[What you will do] Exclude the pictures, then repeat the remaining data exactly.

[Recorded data]
* start *

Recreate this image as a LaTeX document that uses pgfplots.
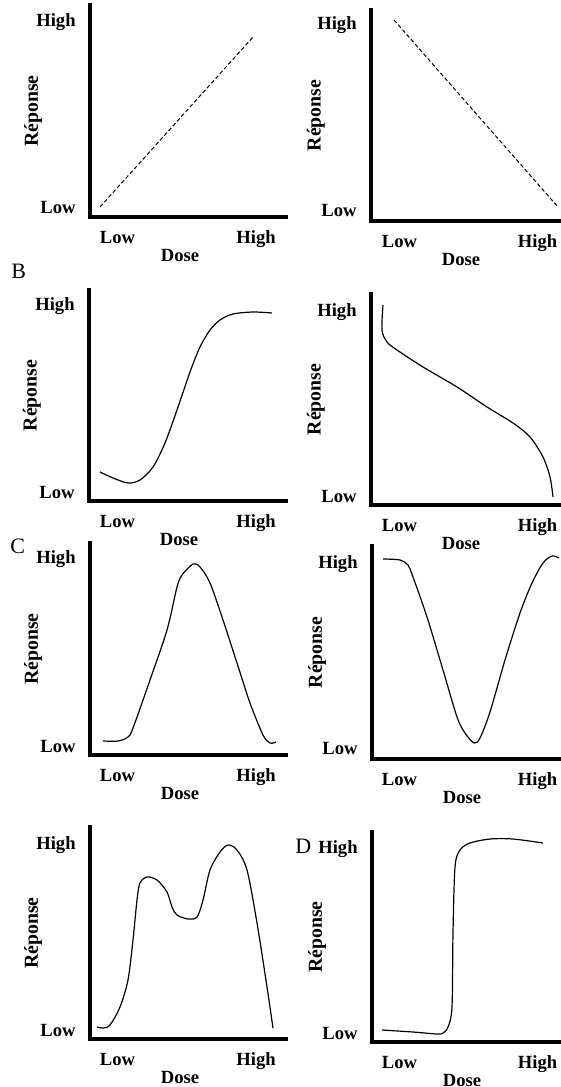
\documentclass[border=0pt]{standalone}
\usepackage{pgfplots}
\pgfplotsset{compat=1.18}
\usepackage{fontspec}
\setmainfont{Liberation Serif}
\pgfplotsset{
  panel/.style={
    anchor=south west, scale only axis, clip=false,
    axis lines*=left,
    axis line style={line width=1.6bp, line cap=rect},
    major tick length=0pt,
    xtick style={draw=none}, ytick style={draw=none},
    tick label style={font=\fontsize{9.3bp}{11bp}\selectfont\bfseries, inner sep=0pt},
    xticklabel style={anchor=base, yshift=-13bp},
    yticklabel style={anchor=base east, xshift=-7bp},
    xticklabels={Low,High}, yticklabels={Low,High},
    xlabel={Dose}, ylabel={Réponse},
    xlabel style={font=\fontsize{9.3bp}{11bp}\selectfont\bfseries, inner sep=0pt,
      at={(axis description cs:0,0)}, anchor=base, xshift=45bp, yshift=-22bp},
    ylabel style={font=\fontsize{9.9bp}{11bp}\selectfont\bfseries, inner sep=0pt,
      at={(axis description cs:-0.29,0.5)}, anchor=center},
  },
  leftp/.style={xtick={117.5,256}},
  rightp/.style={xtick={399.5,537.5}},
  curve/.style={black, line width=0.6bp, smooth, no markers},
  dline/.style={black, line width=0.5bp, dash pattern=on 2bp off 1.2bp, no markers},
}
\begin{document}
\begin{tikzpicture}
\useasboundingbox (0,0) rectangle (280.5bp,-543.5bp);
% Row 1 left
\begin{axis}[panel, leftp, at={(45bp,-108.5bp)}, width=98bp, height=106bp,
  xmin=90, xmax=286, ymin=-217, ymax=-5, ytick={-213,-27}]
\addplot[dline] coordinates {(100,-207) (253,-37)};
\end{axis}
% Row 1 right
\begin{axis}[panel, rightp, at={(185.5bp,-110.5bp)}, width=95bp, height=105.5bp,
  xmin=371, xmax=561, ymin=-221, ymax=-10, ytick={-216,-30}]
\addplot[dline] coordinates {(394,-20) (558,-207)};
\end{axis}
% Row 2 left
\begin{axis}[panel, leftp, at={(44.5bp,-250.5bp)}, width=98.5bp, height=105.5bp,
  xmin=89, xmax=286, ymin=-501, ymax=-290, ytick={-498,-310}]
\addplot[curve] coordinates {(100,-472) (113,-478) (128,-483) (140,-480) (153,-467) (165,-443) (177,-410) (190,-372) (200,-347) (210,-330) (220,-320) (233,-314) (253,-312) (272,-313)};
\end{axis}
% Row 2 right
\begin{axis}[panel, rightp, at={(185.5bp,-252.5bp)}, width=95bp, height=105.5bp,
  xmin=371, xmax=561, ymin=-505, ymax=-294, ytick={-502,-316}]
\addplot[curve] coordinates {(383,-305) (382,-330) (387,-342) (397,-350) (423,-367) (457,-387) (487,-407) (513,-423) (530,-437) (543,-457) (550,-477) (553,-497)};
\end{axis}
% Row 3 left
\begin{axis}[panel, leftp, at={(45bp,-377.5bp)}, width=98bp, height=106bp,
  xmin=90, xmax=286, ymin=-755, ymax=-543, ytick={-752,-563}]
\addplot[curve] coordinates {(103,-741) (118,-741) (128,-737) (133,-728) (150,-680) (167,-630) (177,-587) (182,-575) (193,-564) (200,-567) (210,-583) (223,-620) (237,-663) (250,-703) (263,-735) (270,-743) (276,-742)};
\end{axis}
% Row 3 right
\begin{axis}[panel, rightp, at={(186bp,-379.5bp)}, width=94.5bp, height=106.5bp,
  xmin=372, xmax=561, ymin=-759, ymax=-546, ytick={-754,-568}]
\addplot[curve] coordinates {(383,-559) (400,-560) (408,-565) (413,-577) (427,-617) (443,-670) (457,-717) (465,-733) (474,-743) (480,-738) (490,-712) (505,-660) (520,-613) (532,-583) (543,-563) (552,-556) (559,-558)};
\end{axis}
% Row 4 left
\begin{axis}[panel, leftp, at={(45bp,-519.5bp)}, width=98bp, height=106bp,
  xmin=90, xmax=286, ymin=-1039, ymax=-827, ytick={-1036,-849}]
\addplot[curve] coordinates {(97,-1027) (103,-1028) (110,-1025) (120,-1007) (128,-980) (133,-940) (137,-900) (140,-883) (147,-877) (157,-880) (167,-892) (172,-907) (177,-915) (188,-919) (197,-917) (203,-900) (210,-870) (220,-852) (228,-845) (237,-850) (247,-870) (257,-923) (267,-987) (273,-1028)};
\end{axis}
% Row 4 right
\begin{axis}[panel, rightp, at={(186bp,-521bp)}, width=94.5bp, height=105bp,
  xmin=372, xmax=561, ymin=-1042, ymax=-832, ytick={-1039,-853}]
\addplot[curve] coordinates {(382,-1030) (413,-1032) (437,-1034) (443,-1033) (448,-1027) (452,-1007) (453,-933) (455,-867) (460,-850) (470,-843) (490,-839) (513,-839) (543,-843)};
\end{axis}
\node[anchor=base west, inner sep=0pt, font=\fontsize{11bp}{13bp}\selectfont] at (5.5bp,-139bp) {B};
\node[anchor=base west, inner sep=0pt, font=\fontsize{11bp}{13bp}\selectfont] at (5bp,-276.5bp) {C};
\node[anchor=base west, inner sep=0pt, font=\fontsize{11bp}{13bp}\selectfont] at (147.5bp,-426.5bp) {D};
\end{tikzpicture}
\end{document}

* end *

[Complete output]
Recreate this image as a LaTeX document that uses pgfplots.
\documentclass[border=0pt]{standalone}
\usepackage{pgfplots}
\pgfplotsset{compat=1.18}
\usepackage{fontspec}
\setmainfont{Liberation Serif}
\pgfplotsset{
  panel/.style={
    anchor=south west, scale only axis, clip=false,
    axis lines*=left,
    axis line style={line width=1.6bp, line cap=rect},
    major tick length=0pt,
    xtick style={draw=none}, ytick style={draw=none},
    tick label style={font=\fontsize{9.3bp}{11bp}\selectfont\bfseries, inner sep=0pt},
    xticklabel style={anchor=base, yshift=-13bp},
    yticklabel style={anchor=base east, xshift=-7bp},
    xticklabels={Low,High}, yticklabels={Low,High},
    xlabel={Dose}, ylabel={Réponse},
    xlabel style={font=\fontsize{9.3bp}{11bp}\selectfont\bfseries, inner sep=0pt,
      at={(axis description cs:0,0)}, anchor=base, xshift=45bp, yshift=-22bp},
    ylabel style={font=\fontsize{9.9bp}{11bp}\selectfont\bfseries, inner sep=0pt,
      at={(axis description cs:-0.29,0.5)}, anchor=center},
  },
  leftp/.style={xtick={117.5,256}},
  rightp/.style={xtick={399.5,537.5}},
  curve/.style={black, line width=0.6bp, smooth, no markers},
  dline/.style={black, line width=0.5bp, dash pattern=on 2bp off 1.2bp, no markers},
}
\begin{document}
\begin{tikzpicture}
\useasboundingbox (0,0) rectangle (280.5bp,-543.5bp);
% Row 1 left
\begin{axis}[panel, leftp, at={(45bp,-108.5bp)}, width=98bp, height=106bp,
  xmin=90, xmax=286, ymin=-217, ymax=-5, ytick={-213,-27}]
\addplot[dline] coordinates {(100,-207) (253,-37)};
\end{axis}
% Row 1 right
\begin{axis}[panel, rightp, at={(185.5bp,-110.5bp)}, width=95bp, height=105.5bp,
  xmin=371, xmax=561, ymin=-221, ymax=-10, ytick={-216,-30}]
\addplot[dline] coordinates {(394,-20) (558,-207)};
\end{axis}
% Row 2 left
\begin{axis}[panel, leftp, at={(44.5bp,-250.5bp)}, width=98.5bp, height=105.5bp,
  xmin=89, xmax=286, ymin=-501, ymax=-290, ytick={-498,-310}]
\addplot[curve] coordinates {(100,-472) (113,-478) (128,-483) (140,-480) (153,-467) (165,-443) (177,-410) (190,-372) (200,-347) (210,-330) (220,-320) (233,-314) (253,-312) (272,-313)};
\end{axis}
% Row 2 right
\begin{axis}[panel, rightp, at={(185.5bp,-252.5bp)}, width=95bp, height=105.5bp,
  xmin=371, xmax=561, ymin=-505, ymax=-294, ytick={-502,-316}]
\addplot[curve] coordinates {(383,-305) (382,-330) (387,-342) (397,-350) (423,-367) (457,-387) (487,-407) (513,-423) (530,-437) (543,-457) (550,-477) (553,-497)};
\end{axis}
% Row 3 left
\begin{axis}[panel, leftp, at={(45bp,-377.5bp)}, width=98bp, height=106bp,
  xmin=90, xmax=286, ymin=-755, ymax=-543, ytick={-752,-563}]
\addplot[curve] coordinates {(103,-741) (118,-741) (128,-737) (133,-728) (150,-680) (167,-630) (177,-587) (182,-575) (193,-564) (200,-567) (210,-583) (223,-620) (237,-663) (250,-703) (263,-735) (270,-743) (276,-742)};
\end{axis}
% Row 3 right
\begin{axis}[panel, rightp, at={(186bp,-379.5bp)}, width=94.5bp, height=106.5bp,
  xmin=372, xmax=561, ymin=-759, ymax=-546, ytick={-754,-568}]
\addplot[curve] coordinates {(383,-559) (400,-560) (408,-565) (413,-577) (427,-617) (443,-670) (457,-717) (465,-733) (474,-743) (480,-738) (490,-712) (505,-660) (520,-613) (532,-583) (543,-563) (552,-556) (559,-558)};
\end{axis}
% Row 4 left
\begin{axis}[panel, leftp, at={(45bp,-519.5bp)}, width=98bp, height=106bp,
  xmin=90, xmax=286, ymin=-1039, ymax=-827, ytick={-1036,-849}]
\addplot[curve] coordinates {(97,-1027) (103,-1028) (110,-1025) (120,-1007) (128,-980) (133,-940) (137,-900) (140,-883) (147,-877) (157,-880) (167,-892) (172,-907) (177,-915) (188,-919) (197,-917) (203,-900) (210,-870) (220,-852) (228,-845) (237,-850) (247,-870) (257,-923) (267,-987) (273,-1028)};
\end{axis}
% Row 4 right
\begin{axis}[panel, rightp, at={(186bp,-521bp)}, width=94.5bp, height=105bp,
  xmin=372, xmax=561, ymin=-1042, ymax=-832, ytick={-1039,-853}]
\addplot[curve] coordinates {(382,-1030) (413,-1032) (437,-1034) (443,-1033) (448,-1027) (452,-1007) (453,-933) (455,-867) (460,-850) (470,-843) (490,-839) (513,-839) (543,-843)};
\end{axis}
\node[anchor=base west, inner sep=0pt, font=\fontsize{11bp}{13bp}\selectfont] at (5.5bp,-139bp) {B};
\node[anchor=base west, inner sep=0pt, font=\fontsize{11bp}{13bp}\selectfont] at (5bp,-276.5bp) {C};
\node[anchor=base west, inner sep=0pt, font=\fontsize{11bp}{13bp}\selectfont] at (147.5bp,-426.5bp) {D};
\end{tikzpicture}
\end{document}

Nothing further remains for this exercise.